If you do use one, make sure the company is transparent about who they are and what they are offering you. Do your homework before paying lots of $$$, especially ridiculously large sums, which should be a red flag anyway. Just because it’s expensive, doesn’t mean it’s good or that your consultant is knowledgeable or reputable.
The consultant should be transparent about everything, their backgrounds, credentials, etc. You have the right to ask about all this stuff at any point during their services. If the consultant’s background isn’t fully disclosed on their website (i.e. missing the names of universities they attended on bios, no obvious work experience in the field, general lack of credentials, inadequate backgrounds), then run. If a consultant went to Harvard, then they’d surely tell you that info upfront since there’s nothing to hide. If it seems like they may not have gone to college at all or refuse to openly disclose where they went to school themselves, then that missing info should tell you something. I’d also do a deep search online before using any high dollar consultants. Do checks on the companies. Look for any outstanding or pre-existing complaints as well as any criminal behavior. Have there been lawsuits? Obtain those legal records and read them. Negative reports? Listen to them. If it walks like a duck and talks like a duck, then it’s probably a duck.
If you don’t do your homework, you could wind up in the middle of a mess. Operation Varsity Blues happened back in 2019. Consultants still out there could potentially be even worse. Don’t fool yourself and assume OVB was an isolated event with just one crooked consultant. If someone is ghostwriting your kid’s essays or making up a bunch of stuff that never happened, then your involvement with them could get you in some serious trouble later. You have the right to ask what type of services you’re getting for your money and if the people you’re paying are above board.
Lastly, make sure the consultant is willing to do what’s best for YOU. Taking large sums of money, then forcing you to apply where you really don’t want to go, isn’t okay. Also, any consultant who is trying to force you to apply binding early decision to a school you would have gotten into without their help, isn’t okay either. All that does is make their lives easier, but is that really the best thing for you? If you want to aim high in order to see what happens, then you have every right to do so. That’s not really anyone else’s business because it’s not their life. If you ask for their help in determining a school list, then fine, but make sure they are being straight with you about what really is obtainable, not just taking you for a ride with a lowball early decision school.

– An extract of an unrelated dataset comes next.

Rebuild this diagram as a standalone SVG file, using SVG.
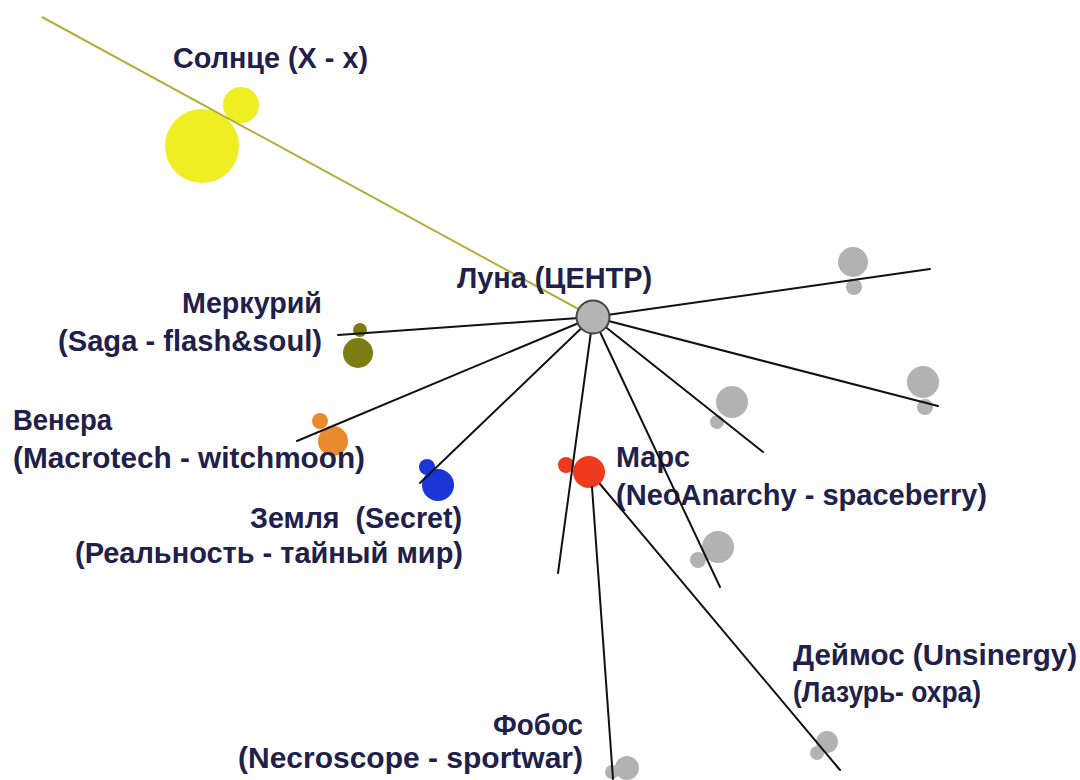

Before you sign up, ask lots of questions. If the consultant doesn’t seem to really know about IB programs, doesn’t understand that your IB Physics class lasts two years instead of one, doesn’t know about foreign schools and you’re at one, or thinks they can help you get into a grad school program and they’ve never even been to grad school, then there may be something freaky going on. A reputable consultant shouldn’t get defensive when they’re being asked about their knowledge and credentials. If they do, there’s something amiss.
You don’t need high dollar consultants to get into an Ivy or highly competitive university. I’m living proof of that. Read this forum. It has all the info you could ever need.